As part of a brand strategy, it’s important to explore what kind of brand impact it wants to make. Are they interested in finding authentic ways to contribute to the greater good? 

This post will look at how that works, including examples from socially responsible brands that are thriving. Finally, we’ll see how brands should approach their own exploration of how they can make a positive impact on the world.

Profit or Social Good – Can You Have Both?

Business implies profit. There’s nothing wrong with that; it’s how companies operate. Without profit, they’d fold. However, profit is only part of a much bigger purpose. 

A growing number of socially responsible businesses are thriving financially as they also pave the way for a better world. They tap into a higher purpose by using their visibility, voice, and power to bring attention and funds to help the collective.
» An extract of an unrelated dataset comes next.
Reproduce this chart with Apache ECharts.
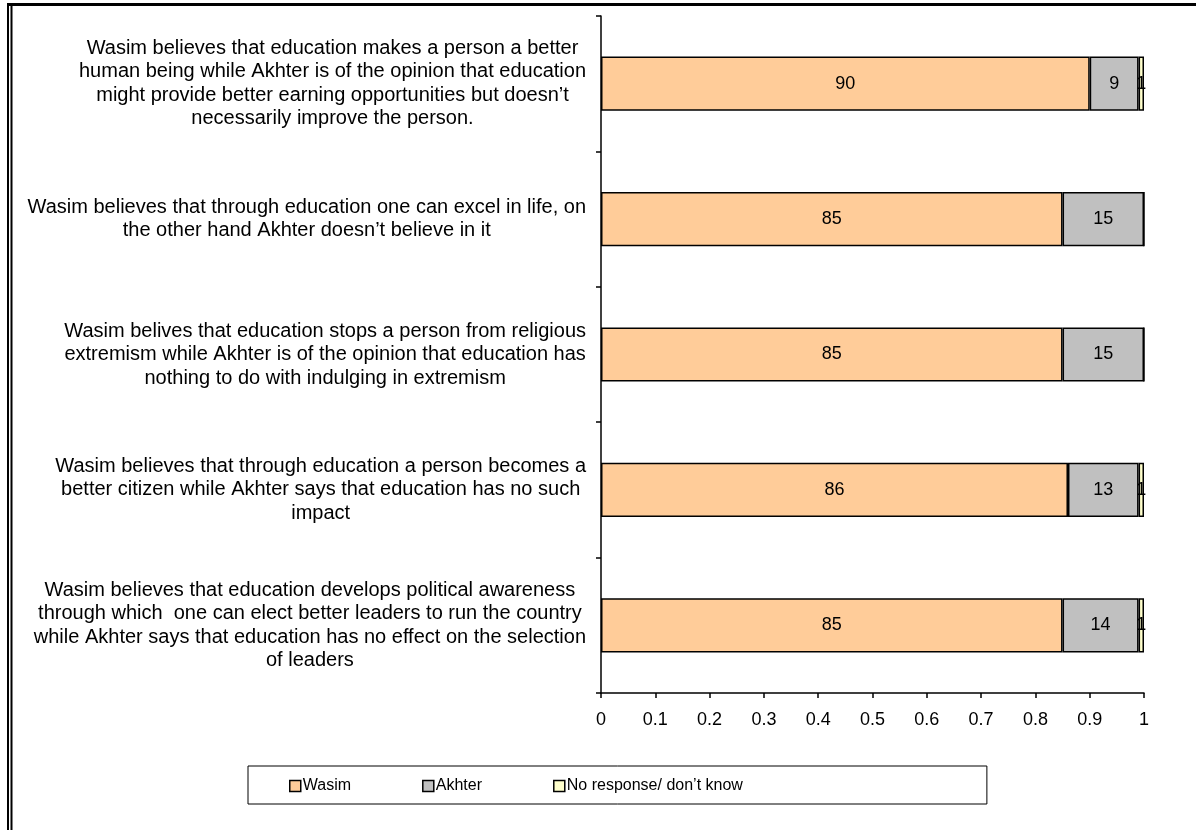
<!DOCTYPE html>
<html><head><meta charset="utf-8">
<script src="https://cdn.jsdelivr.net/npm/echarts@6/dist/echarts.min.js"></script>
<style>html,body{margin:0;padding:0;background:#fff}#c{width:1196px;height:830px}</style>
</head><body><div id="c"></div>
<script>
// categories, bottom to top (ECharts category axis order)
const categories = [
  "Wasim believes that education develops political awareness\nthrough which  one can elect better leaders to run the country\nwhile Akhter says that education has no effect on the selection\nof leaders",
  "Wasim believes that through education a person becomes a\nbetter citizen while Akhter says that education has no such\nimpact",
  "Wasim belives that education stops a person from religious\nextremism while Akhter is of the opinion that education has\nnothing to do with indulging in extremism",
  "Wasim believes that through education one can excel in life, on\nthe other hand Akhter doesn\u2019t believe in it",
  "Wasim believes that education makes a person a better\nhuman being while Akhter is of the opinion that education\nmight provide better earning opportunities but doesn\u2019t\nnecessarily improve the person."
];
const wasim = [0.85, 0.86, 0.85, 0.85, 0.90];
const akhter = [0.14, 0.13, 0.15, 0.15, 0.09];
const noResponse = [0.01, 0.01, 0, 0, 0.01];
const seriesNames = ["Wasim", "Akhter", "No response/ don\u2019t know"];
const xTicks = {min: 0, max: 1, interval: 0.1};

const FONT = "'Liberation Sans', Arial, sans-serif";
const chart = echarts.init(document.getElementById('c'), null, {renderer: 'canvas'});

function mkSeries(name, data, color) {
  return {
    name: name, type: 'bar', stack: 'total', data: data, barWidth: '40%',
    itemStyle: {color: color, borderColor: '#000', borderWidth: 1.5},
    label: {
      show: true, position: 'inside', color: '#000', fontFamily: FONT, fontSize: 18,
      formatter: p => p.value > 0 ? String(Math.round(p.value * 100)) : ''
    },
    emphasis: {disabled: true}
  };
}

chart.setOption({
  animation: false,
  backgroundColor: '#fff',
  textStyle: {fontFamily: FONT},
  grid: {left: 601, right: 52, top: 16, bottom: 137, containLabel: false},
  xAxis: {
    type: 'value', min: xTicks.min, max: xTicks.max, interval: xTicks.interval,
    axisLine: {show: true, lineStyle: {color: '#000', width: 1.5}},
    axisTick: {show: true, length: 5, lineStyle: {color: '#000', width: 1.5}},
    axisLabel: {color: '#000', fontSize: 18, fontFamily: FONT, margin: 18},
    splitLine: {show: false}
  },
  yAxis: {
    type: 'category', data: categories,
    axisLine: {show: true, lineStyle: {color: '#000', width: 1.5}},
    axisTick: {show: true, length: 5, alignWithLabel: false, lineStyle: {color: '#000', width: 1.5}},
    axisLabel: {
      margin: 15, color: '#000', interval: 0,
      formatter: v => v.split('\n').map(l => '{c|' + l + '}').join('\n'),
      rich: {c: {align: 'center', fontSize: 20, lineHeight: 23.5, fontFamily: FONT, color: '#000'}}
    }
  },
  legend: {
    left: 248, top: 766,
    padding: [10, 244, 8, 41],
    borderColor: '#000', borderWidth: 1,
    itemWidth: 11, itemHeight: 11, itemGap: 71,
    icon: 'rect',
    textStyle: {fontSize: 16, fontFamily: FONT, color: '#000', padding: [0, 0, 0, -3], lineHeight: 20},
    itemStyle: {borderColor: '#000', borderWidth: 1.5},
    data: seriesNames
  },
  graphic: [
    {type: 'line', shape: {x1: 7, y1: 4.5, x2: 1196, y2: 4.5}, style: {stroke: '#000', lineWidth: 3}, silent: true},
    {type: 'line', shape: {x1: 8, y1: 3, x2: 8, y2: 830}, style: {stroke: '#000', lineWidth: 2}, silent: true},
    {type: 'line', shape: {x1: 11.5, y1: 6, x2: 11.5, y2: 830}, style: {stroke: '#000', lineWidth: 2}, silent: true}
  ],
  series: [
    mkSeries(seriesNames[0], wasim, '#FFCC99'),
    mkSeries(seriesNames[1], akhter, '#C0C0C0'),
    mkSeries(seriesNames[2], noResponse, '#FFFFCC')
  ]
});
</script></body></html>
As this trend grows, it’s showing that today’s consumers actively seek out brands that have social responsibility as part of their mission. This in turn benefits the company’s bottom line and sets up a sustainable model, which enables them to help even more.

Types of Brand Impact

It doesn’t take millions of dollars to make a big impact. Sure, some companies throw tons of money at a charity and then take glossy photos for their marketing materials. That’s one way, but let’s look at how brands large and small are finding innovative ways to significantly contribute.

Some brands organize local clean-ups or volunteer days. Others donate unused products, materials, or food to local organizations that have distribution channels already in place.
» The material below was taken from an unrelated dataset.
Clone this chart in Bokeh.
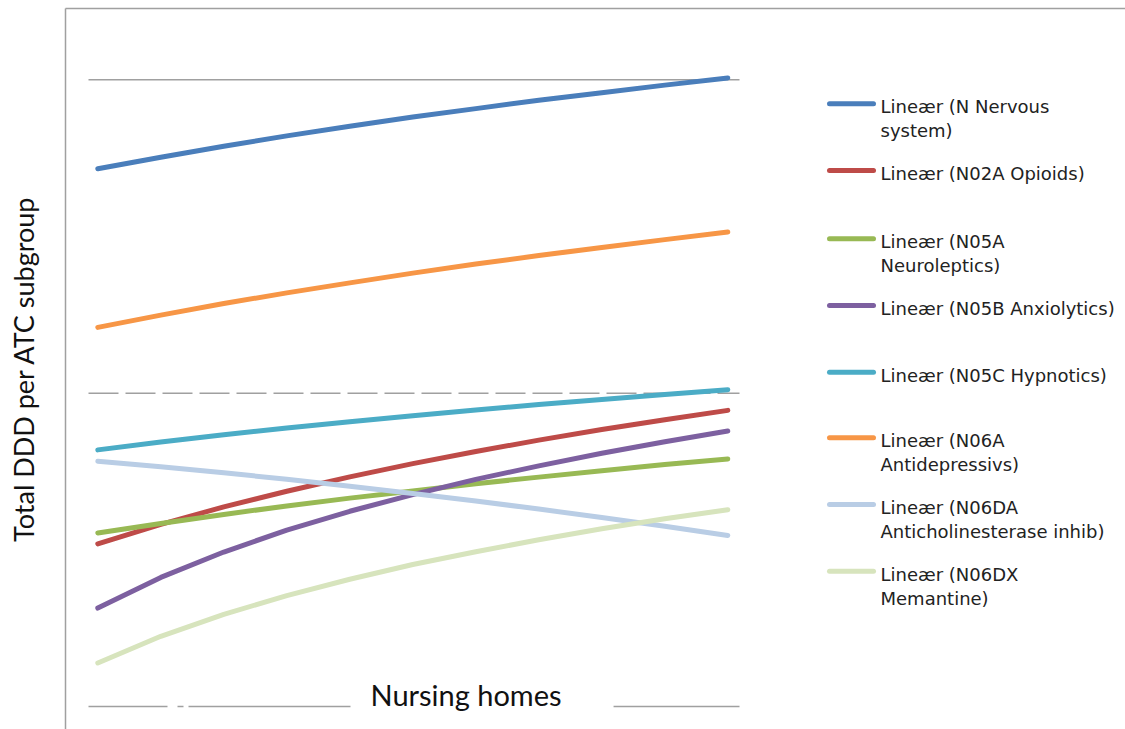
from bokeh.core.properties import value
from bokeh.embed import file_html
from bokeh.models import FixedTicker, Label, Range1d
from bokeh.plotting import figure
from bokeh.resources import INLINE

# Position along the nursing-home axis
homes = [1, 2, 3, 4, 5, 6, 7, 8, 9, 10, 11]

# Fitted trend (total DDD) for each ATC subgroup
n_nervous = [171.6, 175.3, 178.8, 182.1, 185.2, 188.1, 190.8, 193.5, 195.9, 198.3, 200.6]
n02a_opioids = [51.9, 58.1, 63.7, 68.7, 73.3, 77.5, 81.4, 85.0, 88.4, 91.5, 94.5]
n05a_neuroleptics = [55.4, 58.4, 61.3, 64.0, 66.5, 68.8, 71.1, 73.2, 75.2, 77.2, 79.0]
n05b_anxiolytics = [31.4, 41.2, 49.3, 56.3, 62.3, 67.6, 72.5, 76.8, 80.8, 84.5, 87.9]
n05c_hypnotics = [81.9, 84.4, 86.7, 88.9, 90.9, 92.8, 94.6, 96.4, 98.0, 99.6, 101.1]
n06a_antidepressivs = [121.0, 124.9, 128.6, 132.0, 135.2, 138.3, 141.2, 143.9, 146.5, 149.0, 151.4]
n06da_anticholinesterase = [78.3, 76.5, 74.6, 72.5, 70.3, 68.0, 65.6, 63.0, 60.3, 57.5, 54.6]
n06dx_memantine = [13.9, 22.4, 29.4, 35.4, 40.6, 45.3, 49.4, 53.2, 56.7, 59.9, 62.8]

legend_labels = [
    ["Lineær (N Nervous", "system)"],
    ["Lineær (N02A Opioids)"],
    ["Lineær (N05A", "Neuroleptics)"],
    ["Lineær (N05B Anxiolytics)"],
    ["Lineær (N05C Hypnotics)"],
    ["Lineær (N06A", "Antidepressivs)"],
    ["Lineær (N06DA", "Anticholinesterase inhib)"],
    ["Lineær (N06DX", "Memantine)"],
]

grid_values = [0, 100, 200]

series = [
    n_nervous, n02a_opioids, n05a_neuroleptics, n05b_anxiolytics,
    n05c_hypnotics, n06a_antidepressivs, n06da_anticholinesterase, n06dx_memantine,
]
colors = ["#4A7EBB", "#BE4B48", "#98B954", "#7D60A0",
          "#4BACC6", "#F79646", "#B9CDE5", "#D7E4BD"]

W, H = 1125, 729
FL, FR, FT, FB = 65, 1125, 8, 729          # frame edges in canvas pixels
X0 = 1 + (FL - 97.3) / 63.0
X1 = 1 + (FR - 97.3) / 63.0
Y0 = (706 - FB) / 3.1335
Y1 = (706 - FT) / 3.1335


def sx(px):
    return X0 + (px - FL) * (X1 - X0) / (FR - FL)


def sy(py):
    return Y1 - (py - FT) * (Y1 - Y0) / (FB - FT)


p = figure(
    width=W, height=H,
    x_range=Range1d(X0, X1), y_range=Range1d(Y0, Y1),
    output_backend="svg", toolbar_location=None,
    x_axis_location="above",
    min_border_left=FL, min_border_right=0,
    min_border_top=FT, min_border_bottom=0,
    background_fill_color="white", border_fill_color="white",
    outline_line_color=None,
)
p.grid.visible = False
for ax in (p.xaxis[0], p.yaxis[0]):
    ax.ticker = FixedTicker(ticks=[])
    ax.major_tick_line_color = None
    ax.minor_tick_line_color = None
    ax.major_label_text_font_size = "0px"
    ax.axis_line_color = "#A0A0A0"
    ax.axis_line_width = 1.5

yax = p.yaxis[0]
yax.axis_label = "Total DDD per ATC subgroup"
yax.axis_label_text_font = "Lato"
yax.axis_label_text_font_size = "27px"
yax.axis_label_text_font_style = "normal"
yax.axis_label_text_color = "#111111"
yax.axis_label_standoff = 26

# horizontal gridlines (limited to the plotting band)
gx0, gx1 = sx(88), sx(739)
grid_dash = ["79 10 6 5 2000", "30 7", "solid"]
for gv, dash in zip(grid_values, grid_dash):
    p.segment(x0=[gx0], y0=[gv], x1=[gx1], y1=[gv],
              line_color="#A0A0A0", line_width=1.5, line_dash=dash)

# trend lines
for ys, c in zip(series, colors):
    p.line(homes, ys, line_color=c, line_width=5, line_cap="round", line_join="round")

# legend
row_y = [103.3, 170, 238.3, 305, 371.7, 437.3, 504, 570.7]
for ry, c, lab in zip(row_y, colors, legend_labels):
    p.segment(x0=[sx(829)], y0=[sy(ry)], x1=[sx(873)], y1=[sy(ry)],
              line_color=c, line_width=5, line_cap="round")
    for k, t in enumerate(lab):
        p.text(x=[sx(880)], y=[sy(ry + 3 + 24 * k)], text=[t],
               text_font=value("DejaVu Sans"), text_font_size="18px",
               text_color="#222222", text_baseline="alphabetic", text_align="left")

p.add_layout(Label(
    x=sx(350), y=sy(695), text="Nursing homes",
    text_align="left", text_baseline="alphabetic",
    text_font="Lato", text_font_size="29px", text_color="#111111",
    background_fill_color="white",
    padding=dict(left=20, right=52, top=2, bottom=4),
))

open("out.html", "w").write(file_html(p, INLINE))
For a company that doesn’t yet have a huge profit margin, it might be more beneficial to take excellent care of its employees. Retaining happy workers means contributing to the economy, which benefits everyone. Offering good health insurance and flex-time might have a positive ripple effect on children and extended families.

When a brand is known for a particular item, it can be effective for them to donate a product to someone in need each time another one is purchased. Customers can clearly see that their purchase is directly helping another person. With all the choices on the market, this could very well be the deciding factor when shopping.

A pioneer of social responsibility, Toms Shoes has used this model to donate some 95 million pairs of shoes to children and adults around the world. That’s a lot of warm feet, but it has also likely enabled countless people to get jobs and ultimately support their families. 

With the climate change crisis, many brands are choosing to have an impact by creating sustainable products, packaging, and manufacturing processes. Millennials and Gen Z-ers are scrupulous about giving their business to environmentally responsible brands. 

Outdoor gear giant Patagonia has been at the forefront of the environmental movement for decades, not only in their manufacturing but also by donating 1% of sales to their charity – that’s a whopping $20 million to environmental organizations around the world.

One look at Patagonia’s website will confirm that saving the environment is baked into their brand, not an empty gesture or marketing ploy. Their customers are loyal and just as dedicated to the cause, posting selfies with their gear as they explore the lands they’re helping to save.

What Impact Does the Brand Want to Make? 

In a branding workshop, it’s appropriate to open the discussion of whether the brand is interested in expanding its leadership and extending its reach to contribute to making the world a better place. In other words, what kind of impact do they want to make?

This might be a confusing question to a business owner who is focused on income and expenses. However, it’s not so overwhelming when you revisit the brand’s beliefs and values

Reviewing these will likely lead to authentic and positive brand impact. If a brand value is “nourishing,” for example, it might make sense to support a food security organization. This type of natural connection cements the brand’s commitment to making an impact on its foundation.

It can be very exciting for a brand to think about how it could contribute to the wider world. This enthusiasm is also part of an authentic and successful brand, one that consumers will notice, appreciate, and reward.